Dates: October 12 – October 18
Internship: AI/ML Intern at SynerSense Pvt. Ltd.
Mentor: Praveen Kulkarni Sir

Focus

This week was dedicated to strengthening my data handling and preprocessing skills using Pandas.
As data quality and structure directly impact model performance, this week’s work focused on writing efficient, clean, and scalable data pipelines for ML experiments and exploratory data analysis.

Goals for the Week

Explore and practice advanced Pandas operations for data wrangling
Learn efficient techniques for data cleaning, transformation, and aggregation
Handle missing values, outliers, and feature encoding systematically
Automate repetitive preprocessing workflows
Integrate Pandas workflows into existing model pipelines

Tasks Completed

Task	Status	Notes
Practiced data manipulation using Pandas	✅ Completed	Focused on indexing, grouping, and merging large datasets
Implemented preprocessing pipeline for ML datasets	✅ Completed	Automated common steps like imputation, encoding, and scaling
Explored data visualization with Pandas and Matplotlib	✅ Completed	Used correlation plots and feature distributions for insights
Optimized data processing performance	✅ Completed	Applied vectorization and chunked loading for large files
Documented reusable code snippets	✅ Completed	Created a “Pandas Cheatsheet” for future quick reference

Key Learnings

Pandas is more than just data cleaning. It’s a powerful tool for feature engineering, insight extraction, and data validation.
Efficiency matters.

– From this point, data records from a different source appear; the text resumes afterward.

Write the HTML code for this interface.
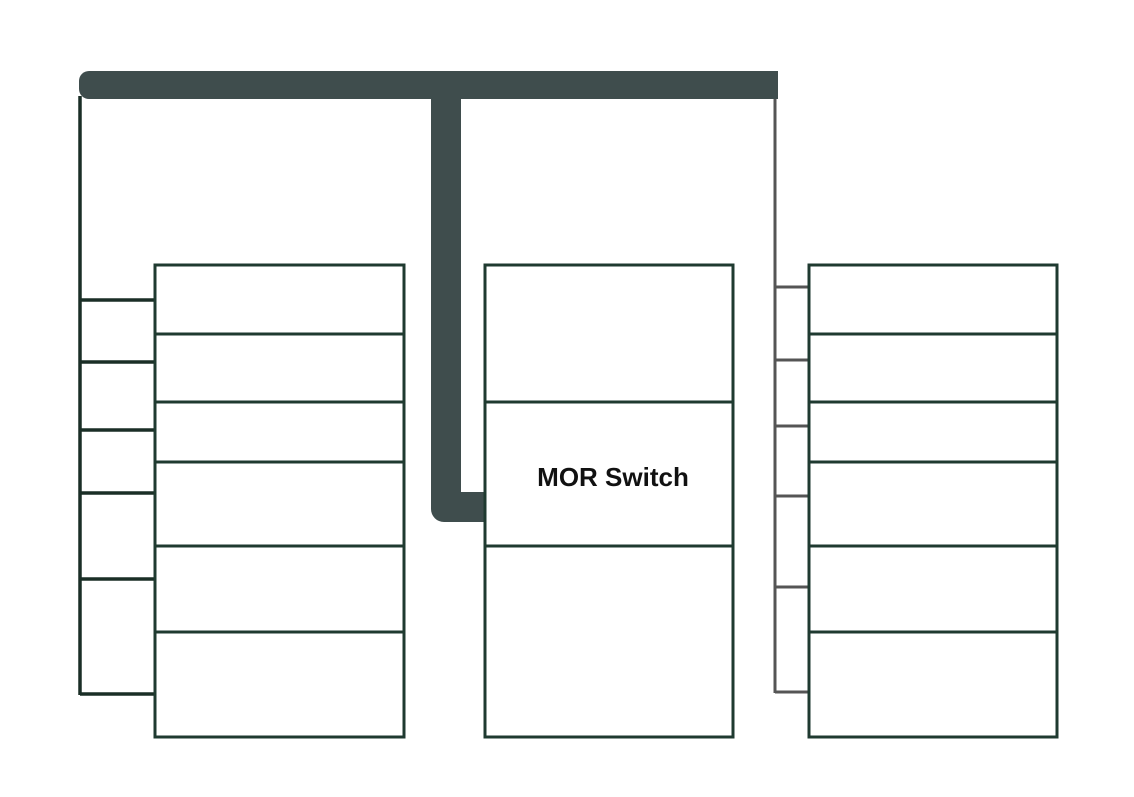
<!DOCTYPE html>
<html><head><meta charset="utf-8"><style>
html,body{margin:0;padding:0;background:#fff;}
svg{display:block;}
</style></head><body>
<svg width="1134" height="797" viewBox="0 0 1134 797" xmlns="http://www.w3.org/2000/svg">
<rect width="1134" height="797" fill="#fff"/>
<!-- top bar -->
<path d="M89,71 H778 V99 H89 A10,10 0 0 1 79,89 V81 A10,10 0 0 1 89,71 Z" fill="#3f4d4d"/>
<!-- thick vertical -->
<path d="M431,99 H461 V492 H485 V522 H444 A13,13 0 0 1 431,509 Z" fill="#3f4d4d"/>
<!-- left line -->
<g stroke="#1a2e26" stroke-width="3.5" fill="none">
<line x1="80" y1="96" x2="80" y2="695"/>
<line x1="80" y1="300" x2="154" y2="300"/>
<line x1="80" y1="362" x2="154" y2="362"/>
<line x1="80" y1="430" x2="154" y2="430"/>
<line x1="80" y1="493" x2="154" y2="493"/>
<line x1="80" y1="579" x2="154" y2="579"/>
<line x1="80" y1="694" x2="154" y2="694"/>
</g>
<!-- right thin grey line -->
<g stroke="#555" stroke-width="3" fill="none">
<line x1="775" y1="99" x2="775" y2="693"/>
<line x1="775" y1="287" x2="808" y2="287"/>
<line x1="775" y1="360" x2="808" y2="360"/>
<line x1="775" y1="426" x2="808" y2="426"/>
<line x1="775" y1="496" x2="808" y2="496"/>
<line x1="775" y1="587" x2="808" y2="587"/>
<line x1="775" y1="692" x2="808" y2="692"/>
</g>
<!-- racks -->
<g stroke="#1f3a30" stroke-width="3" fill="none">
<rect x="155" y="265" width="249" height="472"/>
<line x1="155" y1="334" x2="404" y2="334"/>
<line x1="155" y1="402" x2="404" y2="402"/>
<line x1="155" y1="462" x2="404" y2="462"/>
<line x1="155" y1="546" x2="404" y2="546"/>
<line x1="155" y1="632" x2="404" y2="632"/>
<rect x="485" y="265" width="248" height="472"/>
<line x1="485" y1="402" x2="733" y2="402"/>
<line x1="485" y1="546" x2="733" y2="546"/>
<rect x="809" y="265" width="248" height="472"/>
<line x1="809" y1="334" x2="1057" y2="334"/>
<line x1="809" y1="402" x2="1057" y2="402"/>
<line x1="809" y1="462" x2="1057" y2="462"/>
<line x1="809" y1="546" x2="1057" y2="546"/>
<line x1="809" y1="632" x2="1057" y2="632"/>
</g>
<text x="613" y="486" text-anchor="middle" font-family="Liberation Sans, sans-serif" font-weight="bold" font-size="26" fill="#111">MOR Switch</text>
</svg>
</body></html>
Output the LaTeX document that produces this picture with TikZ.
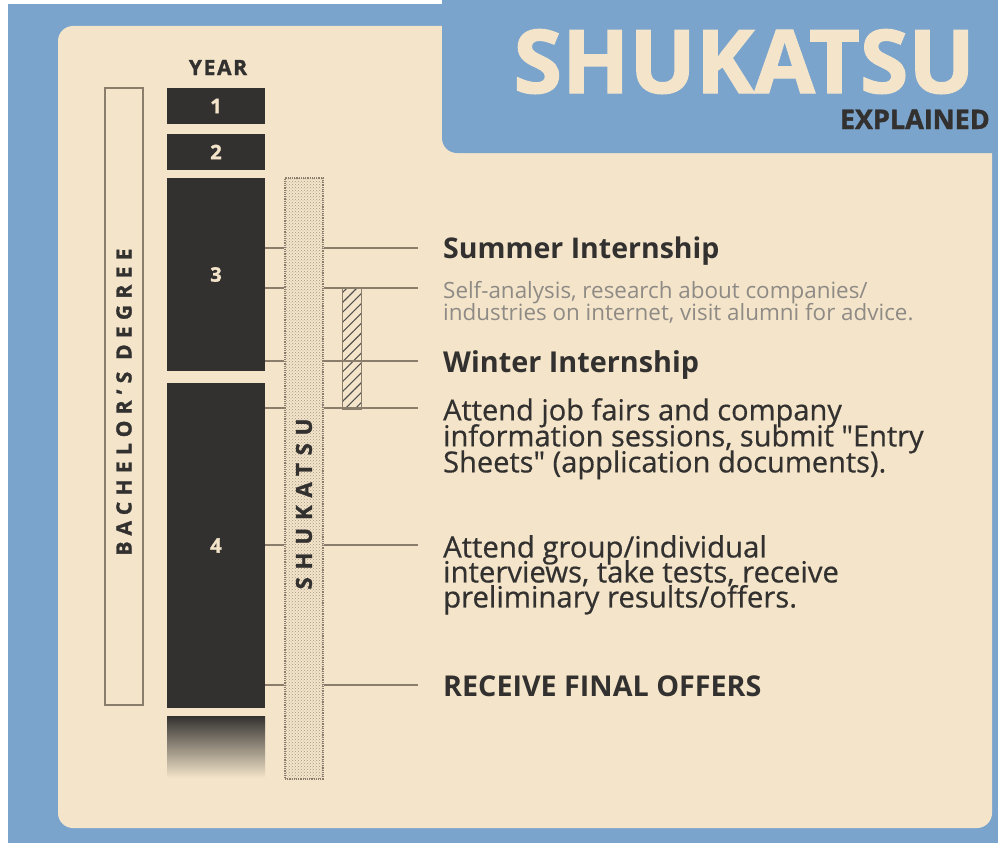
\documentclass[tikz,border=0pt]{standalone}
\usepackage{fontspec}
\setmainfont{Open Sans}
\usetikzlibrary{patterns,patterns.meta}
\definecolor{bgBlue}{HTML}{7BA4CC}
\definecolor{cream}{HTML}{F4E5CA}
\definecolor{ink}{HTML}{333130}
\definecolor{tickGray}{HTML}{8A7D6C}
\definecolor{softGray}{HTML}{8E8A85}
\newcommand{\fsz}[2]{\fontsize{#1}{#2}\selectfont}
\newcommand{\heavy}{\bfseries\addfontfeatures{FakeBold=1.5}}

\begin{document}
\begin{tikzpicture}[x=1pt,y=-1pt,
  yearbox/.style={fill=ink,inner sep=0pt,minimum width=98pt,text=cream,font=\heavy\fsz{20}{20}},
  railbox/.style={inner sep=0pt,minimum width=38pt},
  tick/.style={draw=tickGray,line width=1.3pt},
  note/.style={inner sep=0pt,align=left,text=ink,execute at begin node={\lineskiplimit=-40pt}}]
  \useasboundingbox (0,0) rectangle (998,843);
  \fill[white] (0,0) rectangle (998,843);
  \fill[bgBlue] (8,4) rectangle (998,843);
  \fill[cream,rounded corners=15pt] (58,26) rectangle (992,828);
  \fill[bgBlue,rounded corners=15pt] (442,-20) -- (442,153) -- (1020,153) -- (1020,-20) -- cycle;
  % заголовок
  \node[anchor=base east,inner sep=0pt,text=cream,font=\heavy\fsz{88}{88}] (title) at (975,93) {SHUKATSU};
  \node[anchor=base east,inner sep=0pt,text=ink,font=\heavy\fsz{27}{27}] (subtitle) at (990,129) {EXPLAINED};
  \node[anchor=base,inner sep=0pt,text=ink,font={\heavy\fsz{21}{21}\addfontfeatures{LetterSpace=8}}] (yearhead) at (218,75) {YEAR};
  % годы обучения
  \node[yearbox,minimum height=36pt] (yr1) at (216,106) {1};
  \node[yearbox,minimum height=36pt] (yr2) at (216,152) {2};
  \node[yearbox,minimum height=193pt] (yr3) at (216,274.5) {3};
  \node[yearbox,minimum height=325pt] (yr4) at (216,545.5) {4};
  \node[inner sep=0pt,minimum width=98pt,minimum height=62pt,top color=ink,bottom color=cream] (yr5) at (216,747) {};
  \node[railbox,draw=tickGray,line width=1.3pt,minimum height=617pt] (bach) at (124,396.5) {};
  \node[rotate=90,inner sep=0pt,text=ink,font={\heavy\fsz{21}{21}\addfontfeatures{LetterSpace=30}}] (bachlabel) at (124,402) {BACHELOR’S DEGREE};
  \node[railbox,minimum height=601pt,draw=tickGray,densely dotted,line width=1.2pt,pattern=crosshatch dots,pattern color=tickGray!80] (bar) at (304,478.5) {};
  \node[rotate=90,inner sep=0pt,text=ink,font={\heavy\fsz{22}{22}\addfontfeatures{LetterSpace=36}}] (barlabel) at (304,504) {SHUKATSU};
  \node[inner sep=0pt,minimum width=19pt,minimum height=121pt,draw=tickGray,line width=1pt,pattern={Lines[angle=45,distance=7pt,line width=1.1pt]},pattern color=ink!85] (hatch) at (351.5,348.5) {};
  % отметки
  \coordinate (c1) at (418,248);
  \coordinate (c2) at (418,288);
  \coordinate (c3) at (418,361);
  \coordinate (c4) at (418,408);
  \coordinate (c5) at (418,545);
  \coordinate (c6) at (418,685);
  \foreach \p/\q in {c1/yr3,c2/yr3,c3/yr3,c4/yr4,c5/yr4,c6/yr4}{
    \draw[tick] (\q.east |- \p) -- (bar.west |- \p);
    \draw[tick] (bar.east |- \p) -- (\p);
  }
  \node[note,anchor=base west,font=\bfseries\fsz{28.5}{28.5}] (summer) at (443,258) {Summer Internship};
  \node[note,anchor=north west,text=softGray,font=\fsz{22.4}{22}] (selfwork) at (443,281) {Self-analysis, research about companies/\\industries on internet, visit alumni for advice.};
  \node[note,anchor=base west,font=\bfseries\fsz{28.8}{28.8}] (winter) at (443,372) {Winter Internship};
  \node[note,anchor=north west,font={\addfontfeatures{FakeBold=0.6}\fsz{29}{26}}] (jobfair) at (443,398) {Attend job fairs and company\\information sessions, submit \textquotedbl Entry\\Sheets\textquotedbl{} (application documents).};
  \node[note,anchor=north west,font={\addfontfeatures{FakeBold=0.6}\fsz{29.3}{25}}] (interview) at (443,535) {Attend group/individual\\interviews, take tests, receive\\preliminary results/offers.};
  \node[note,anchor=base west,font=\bfseries\fsz{28.7}{28.7}] (offers) at (443,696) {RECEIVE FINAL OFFERS};
\end{tikzpicture}
\end{document}
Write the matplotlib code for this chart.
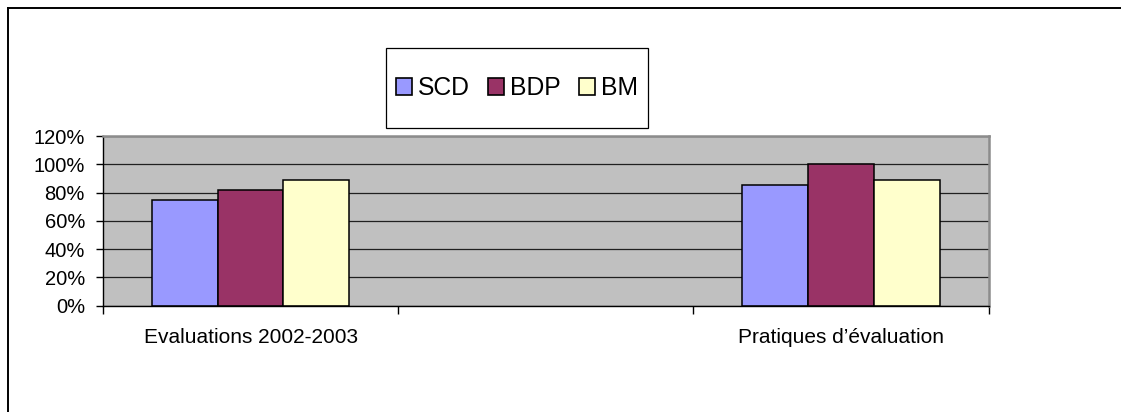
import matplotlib.pyplot as plt
from matplotlib.patches import Rectangle, Patch
from matplotlib.lines import Line2D
from matplotlib.ticker import FuncFormatter, MultipleLocator

plt.rcParams['font.family'] = ['Liberation Sans', 'DejaVu Sans']

categories = ['Evaluations 2002-2003', '', 'Pratiques d\u2019évaluation']
series = ['SCD', 'BDP', 'BM']
scd = [0.75, None, 0.85]
bdp = [0.82, None, 1.00]
bm = [0.89, None, 0.89]
colors = ['#9999FF', '#993366', '#FFFFCC']

fig = plt.figure(figsize=(11.21, 4.12), dpi=100)

# outer frame, open on the right and bottom
fig.add_artist(Line2D([8 / 1121, 1.01], [1 - 8 / 412] * 2, transform=fig.transFigure,
                      color='black', lw=1.4))
fig.add_artist(Line2D([8 / 1121] * 2, [1 - 8 / 412, -0.01], transform=fig.transFigure,
                      color='black', lw=1.4))

ax = fig.add_axes([103 / 1121, 106.3 / 412, 885.7 / 1121, 169.7 / 412])
ax.set_facecolor('#C0C0C0')

w = 0.2227
x = list(range(len(categories)))
for k, (vals, c) in enumerate(zip([scd, bdp, bm], colors)):
    xs = [i + (k - 1) * w for i, v in zip(x, vals) if v is not None]
    ys = [v for v in vals if v is not None]
    ax.bar(xs, ys, width=w, color=c, edgecolor='black', linewidth=1.1, zorder=3)

ax.set_xlim(-0.5, 2.5)
ax.set_ylim(0, 1.2)
ax.yaxis.set_major_locator(MultipleLocator(0.2))
ax.yaxis.set_major_formatter(FuncFormatter(lambda v, p: f'{v * 100:.0f}%'))
ax.grid(axis='y', color='#202020', linewidth=0.9, zorder=1)

ax.set_xticks([-0.5, 0.5, 1.5, 2.5], minor=False)
ax.set_xticklabels([])
ax.set_xticks(x, minor=True)
ax.set_xticklabels(categories, minor=True, fontsize=15)
ax.tick_params(axis='x', which='major', length=6, width=1, direction='out', color='black')
ax.tick_params(axis='x', which='minor', length=0, pad=16)
ax.tick_params(axis='y', length=5, width=1, direction='out', labelsize=14.5, pad=8)

for side in ['top', 'right']:
    ax.spines[side].set_color('#8C8C8C')
    ax.spines[side].set_linewidth(1.8)
for side in ['left', 'bottom']:
    ax.spines[side].set_color('black')
    ax.spines[side].set_linewidth(1.0)
ax.spines['bottom'].set_zorder(4)

# legend box
bx0, by0, bx1, by1 = 386, 47.7, 648, 128.3
fig.add_artist(Rectangle((bx0 / 1121, 1 - by1 / 412), (bx1 - bx0) / 1121, (by1 - by0) / 412,
                         transform=fig.transFigure, facecolor='white',
                         edgecolor='black', linewidth=0.9))
handles = [Patch(facecolor=c, edgecolor='black', linewidth=1.2) for c in colors]
fig.legend(handles, series, loc='center', ncol=3, frameon=False,
           bbox_to_anchor=((bx0 + bx1) / 2 / 1121, 1 - (by0 + by1) / 2 / 412),
           fontsize=17.8, handlelength=0.65, handleheight=0.65,
           handletextpad=0.25, columnspacing=0.72)

fig.savefig('out.png', dpi=100)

Using vectorized operations and avoiding loops drastically improves performance.
Reproducibility is essential — reusable, well-structured code saves significant time across multiple experiments.
Handling real-world data often requires creativity and flexibility, not just syntax knowledge.

Challenges and Solutions

Challenge	Solution
Slow performance on large CSV files	Used `chunksize` and memory optimization techniques
Missing data affecting model training	Applied interpolation and domain-specific imputation
Duplicates and inconsistent labels	Standardized entries and used multi-key merging
Feature encoding issues for categorical data	Implemented LabelEncoder and OneHotEncoder systematically

References

Goals for Next Week

Summarize internship outcomes and compile the final project report
Reflect on technical growth and skill development throughout the internship
Prepare a portfolio-ready summary highlighting key learnings and achievements

Screenshots (Optional)

Screenshots of Pandas DataFrame operations, correlation heatmaps, and data preprocessing workflows.

“Week 20 was about mastering the foundation — turning raw data into insight through precision, patience, and Pandas.”